Can I use her food? Or I should buy different treat for her.

I was thinking that her food is kinda hard for her atm..
She's just 3 months and 5 days, Her food is Optima Hypro

Thanks in Advance <3


----------



## Harrymummy (Aug 27, 2012)

Initially I used Harry's food as the occasional treat. In doing so I would reduce his breakfast / dinner, resulting in the same quantity of food given to him. It's was a way to control his weight. I works for a while...until he realised there are REAL treats


Sent from Petguide.com Free App


----------



## fjm (Jun 4, 2010)

Pups often find dry food difficult to eat when they are teething - I used to simmer some chicken to make a stock (no salt), and freeze it in an ice cube tray. One or two cubes defrosted were just right to moisten a bowl of kibble, and the chicken meat made the very best training treats (cooked bones, of course, are dangerous, and went in the bin). Mine love home made tuna or liver cake - the recipes are on the forum if you search - any kind of meat, cheese, and cooked green beans. Many people use hot dog sausages, but I am a bit wary of the salt and fat levels for a small dog. Training treats should be very tiny - think pea sized - so one chicken breast or quarter goes a very long way; you can always freeze the tiny pieces, and take out just as much as you need for a session.


----------



## Imoki (May 22, 2013)

Thanks fjm, We'll try the Chicken thingie.


----------



## Lizzie (Nov 21, 2012)

If you need a high value treat try chopping up tinned sausages! It's cheap and tasty for the dog. You'll need a treat pouch for the pieces, but your dog will love it  In puppy class everyone thought Pebbles was sooo good at paying attention to me, but the truth was it was all about the sausages, haha!

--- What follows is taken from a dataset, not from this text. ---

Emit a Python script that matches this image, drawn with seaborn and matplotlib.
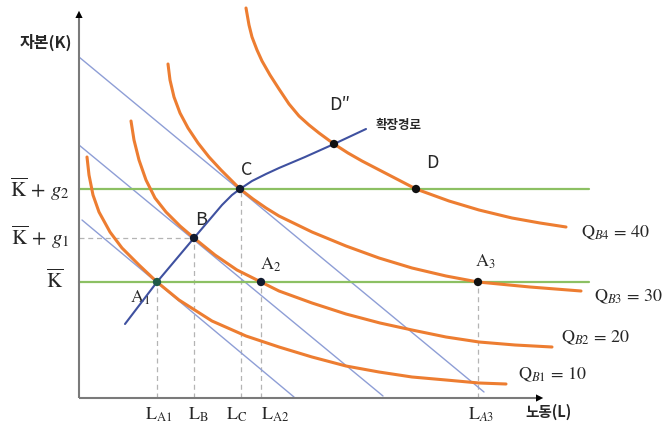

Sent from Petguide.com Free App


----------



## Lea (Oct 20, 2012)

Wet noses dog treats make a cool treat called "little stars". They are tiny and great for training as they don't have a lot of calories. Cool flavors like peanut butter and cheddar. (And others I can't recall). I use them for Murphy. For his training and tricks. But he's a spoo and my hand gets kind of mucky from him getting the treats because his mouth is so big! Lol

Their regular food isn't very rewarding for them so try other kinds of treats. They may quickly see through it if you're feeding them their regular food!


----------